As águas revoltas do Caia, para lá do monte amarelento, turbilhonavam em raiva de espumas íntimas. O guarda da fronteira foi chupando o cigarro enquanto as botas faziam um ruído alternado no asfalto da estrada.
Ao longe, na curva orlada de oliveiras encolhidas, apareceu então um movimento ligeiro, o que era pouco menos que insólito, no inverno.
— Lá vem o rapaz outra vez! Desconfio que anda a fazer-nos o ninho atrás da orelha… Olá, se anda!
— Hum… talvez ande a namoriscar alguma espanhola. A gente é que só vê contrabandistas em toda a parte. — E o outro guarda remeteu-se à sua indiferença filosófica, com o cotovelo apoiado na barreira listada.
O rapaz, de uns dezassete anos espigadotes e morenos, aproximava-se montado numa velha bicicleta. Atrás, no suporte de cromos roídos, um pequeno saco de serapilheira fazia chocalhar o guarda-lama enferrujado.
— Boa tarde! Hoje só levo um livrito de mulheres nuas…
— Outra vez tu? Que diabo te deu, para viajares com um frio destes? Salta, salta e deixa ver o saco.
O rapaz acedeu com um sorriso irónico.
— O costume,’stá visto! Há alguma lei que proíba a gente de mudar areia do Caia para a banda, de lá?
— Não armes em espertinho. E no meio da areia? Hein? — resmungava o guarda, a desatar o cordel.
— Veja, ora. Mas há-de voltar a enchê-lo, ouviu'? — apontava o saquito, piscando o olho gaiato para o outro guarda. Este resolveu-se:
— Bem… o passaporte, pá. — E foi-se a pôr-lhe o carimbo.
Já a bicicleta se perdia em terras estremenhas. Os dois guardas entreolharam-se e o mais cuidadoso falou:
— Cheira-me a esturro. Nada. Nunca leva nada dentro do saco, a não ser areia. O costume… Ouve lá: e se o garoto anda a gozar-nos? Há uma data de semanas que atravessa a fronteira, duas ou três vezes em cada uma, sempre com a maldita sacola cheia de areia. Raios o partam!
— Quero lá saber. Desde que não passe contrabando, ‘tá certo. Ele tem passaporte, portanto… — e ficou-se a bater os pés, com a gola do casacão repuxada às orelhas.
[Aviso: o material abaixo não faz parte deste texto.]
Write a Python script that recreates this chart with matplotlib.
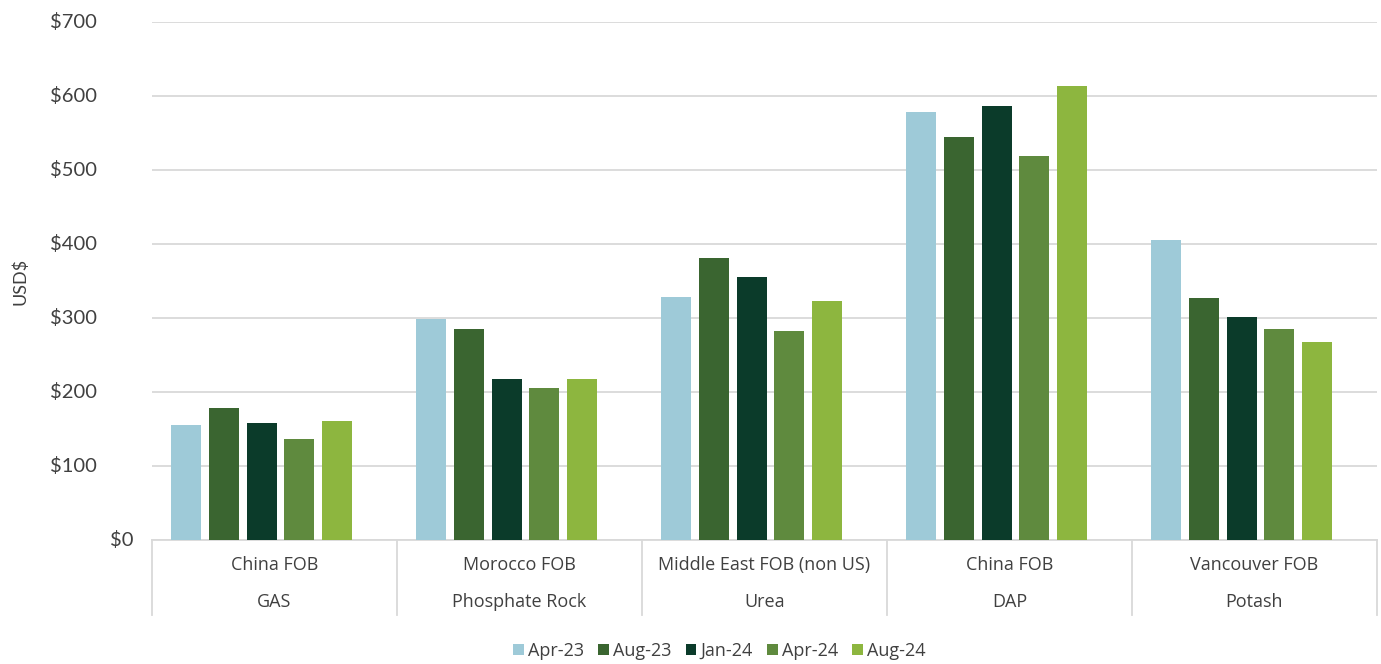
import numpy as np
import matplotlib.pyplot as plt
from matplotlib.patches import Patch

# fertilizer benchmark prices, USD per tonne
products = ["GAS", "Phosphate Rock", "Urea", "DAP", "Potash"]
markets = ["China FOB", "Morocco FOB", "Middle East FOB (non US)", "China FOB", "Vancouver FOB"]
periods = ["Apr-23", "Aug-23", "Jan-24", "Apr-24", "Aug-24"]
y_ticks = [0, 100, 200, 300, 400, 500, 600, 700]

apr_23 = [155, 298, 329, 578, 406]
aug_23 = [179, 285, 381, 545, 327]
jan_24 = [158, 218, 355, 586, 301]
apr_24 = [136, 206, 282, 519, 285]
aug_24 = [161, 218, 323, 614, 267]

colors = ["#9ECAD8", "#3A6530", "#0B3B2A", "#5F8A3E", "#8DB63F"]
text_col = "#404040"
grid_col = "#D9D9D9"

fig = plt.figure(figsize=(13.81, 6.64), dpi=100)
ax = fig.add_axes([0.110, 0.1867, 0.887, 0.7803])

series = [apr_23, aug_23, jan_24, apr_24, aug_24]
x0 = np.arange(len(products))
width = 0.1225
step = 0.154
first = 0.140
for k, (vals, c) in enumerate(zip(series, colors)):
    ax.bar(x0 + first + k * step, vals, width=width, color=c, zorder=3, label=periods[k])

ax.set_xlim(0, len(products))
ax.set_ylim(0, 700)
ax.set_yticks(y_ticks)
ax.set_yticklabels([])
ax.tick_params(axis="y", length=0)
ax.set_xticks([])
ax.grid(axis="y", color=grid_col, linewidth=1.3, zorder=0)
for s in ["top", "right", "left"]:
    ax.spines[s].set_visible(False)
ax.spines["bottom"].set_color(grid_col)
ax.spines["bottom"].set_linewidth(1.3)

# dollar labels, the zero one sits closer to the axis
ytr = ax.get_yaxis_transform()
for v in y_ticks:
    xpos = -0.015 if v == 0 else -0.045
    ax.text(xpos, v, f"${v}", transform=ytr, ha="right", va="center",
            fontsize=14.5, color=text_col, family="Lato")

ax.set_ylabel("USD$", fontsize=13, color=text_col, family="Lato")
ax.yaxis.set_label_coords(-0.101, 0.5)

# two-level category box under the axis
xtr = ax.get_xaxis_transform()
for i in range(len(products) + 1):
    ax.plot([i, i], [0, -0.145], transform=xtr, color=grid_col, lw=1.3, clip_on=False)
for i, (m, p) in enumerate(zip(markets, products)):
    ax.text(i + 0.5, -0.048, m, transform=xtr, ha="center", va="center",
            fontsize=13, color=text_col, family="Open Sans")
    ax.text(i + 0.5, -0.12, p, transform=xtr, ha="center", va="center",
            fontsize=13, color=text_col, family="Open Sans")

handles = [Patch(facecolor=c, label=p) for c, p in zip(colors, periods)]
fig.legend(handles=handles, loc="center", bbox_to_anchor=(0.521, 0.02), ncol=5,
           frameon=False, handlelength=0.6, handleheight=0.6, handletextpad=0.25,
           columnspacing=0.75, prop={"family": "Open Sans", "size": 13},
           labelcolor=text_col)

fig.savefig("out.png", dpi=100)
A tardinha, quando o sol engelhado se encolhia outra vez além da curva estreita do horizonte, o rapazelho regressava, com o farolim da máquina a riscar de traços anémicos os troncos caiados das oliveiras da berma. Passou pelo posto fronteiriço e durante a revista da ordem, foi assobiando para as mãos violáceas uma baforada de fumo.
— É uma porcaria, este tabaco! — E franziu o sobrolho depreciativamente.
— Se eu fosse teu pai… arrancava-te uma orelha por cada cigarro! — resmungou o guarda bilioso com a mão aberta a agitar o fumo.
— Ainda fumava dois, vá lá! — O rapaz foi saindo, com um risinho velhaco a seguir o “boa-noite”.
Pedalou com as faces molhadas de lágrimas que o vento, ajudado pela corrida, lhe arrancava dos olhos. Chegou à vila já noite caída. Abriu com um pontapé de través o portão do quintal e insultou, entre dentes, o cachorro que lhe gania às canelas.
— És tu, Xico? — a voz grossa do pai saiu da cozinha, enquanto uma cobra de luz batia nos aros da bicicleta, que rebrilhavam.
— … eu, pai. Tudo fixe.
O homem aproximou-se e acariciou o guiador da bicicleta. Bateu no assento de cabedal forte, que fez tilintar as molas grossas e firmes. Apreciou-a toda, minucioso e entendido, à luz do candeeiro de petróleo que o rapaz já segurava.
— Belo, belo! — sorriu o homem. — Amanhã o Carlos das bicicletas vai ter mais uma para vender. Nova, novinha em folha, já se vê… — E deu uma palmada amigável cúmplice no pescoço do rapazola, que já se abalava ao conchego da lareira crepitante, a sorrir velhacamente.